As Vaara dries down, it softens and fades considerably on my skin. I tested this at least three times over the last week and this happened each time. After about three hours, Vaara has become a very soft, slightly creamy skin scent, suffused with mellow spice. I can't say that I detected half of the notes listed below. For example, I didn't get any honey and not much rose. The saffron and coriander no doubt contributed to the spicy overtone early on.

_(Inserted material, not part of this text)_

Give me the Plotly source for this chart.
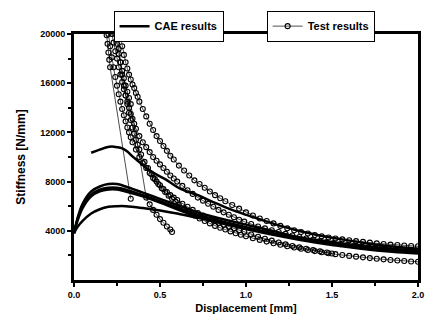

While I really like parts of Vaara's development, I am slightly disappointed with its dry down, and how quickly it fades on my skin. Perhaps this is to do with my skin chemistry. I would like to try Vaara again perhaps in cooler weather, and see how it performs then. Of all the recent Penhaligon fragrances I have tried, the concept of Vaara appeals to me the most, and it has the most promise for my tastes. I wasn't particularly impressed with Peony, sort of liked Sartorial, but am not a massive fan of Fougeres, and the floral/banana/tropical/creamy Amaranthine just turned my stomach.

Notes from Penhaligon's:

Quince, rosewater, carrot seed, coriander seed, saffron
Moroccan rose, Bulgarian rose, freesia, Indian magnolia, peony, iris
Honey, white musk, cedarwood, sandalwood, benzoin, tonka bean


  1. I must confess, after hearing about his work for, and praise of, Gulnara Karimova (Googoosha to her friends) of Uzbekistan, I cannot bear to hear about "Bertrand Duchaufour, World Citizen" anymore. I'm sorry Penhaligon's chose him for this project.

  2. Marla I know there are quite a few people who have that view of BD after that particular project. I'm not going to judge him personally, but his output is certainly phenomenal.